Hello! I am wrapping up my term as the Vice President for Public Affairs. Getting to know so many of you through my work with the various subcommittees has been a highlight of my career. I have especially enjoyed learning about and share your many successes in the Impact Reports, which my subcommittee and I assemble. We are working on ways to promote your successes even more, so please “like” the NEAFCS Facebook page. As we evolve as an organization, I also note the need to remain “nimble” and innovative with changes with technology.

As I reflect on two years on the NEAFCS board, I think about how much I learned about the inner workings of our association by being involved on a national level. I encourage you to consider becoming involved if you are not already. You can take small steps as I did, by joining a subcommittee and then becoming chair.

Professionally, I serve as an Extension Food and Nutrition Specialist and Professor at North Dakota State University.

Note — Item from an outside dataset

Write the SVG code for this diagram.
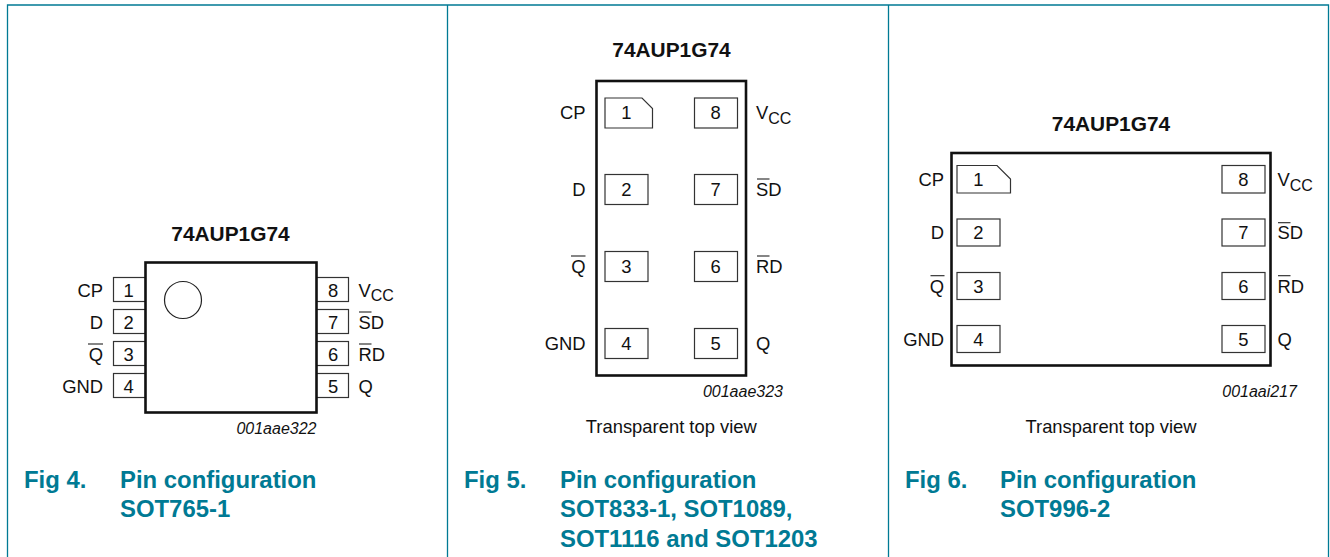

I spend lots of my time writing and manage grants, working with grad students and undergrad interns, writing curricula and providing training and technical support in all aspects of nutrition, food safety, entrepreneurship, and health. Personally, I am married with three kids (ages 24, 21 and 15) and three dachshunds. I also have served as a music coordinator for my church for about 20 years. 

I encourage you to stay (or become) actively involved in NEAFCS at the state and/or national level.  I appreciate that NEAFCS put your trust in me in this role. I hope to see you in Hershey in the Fall of 2019.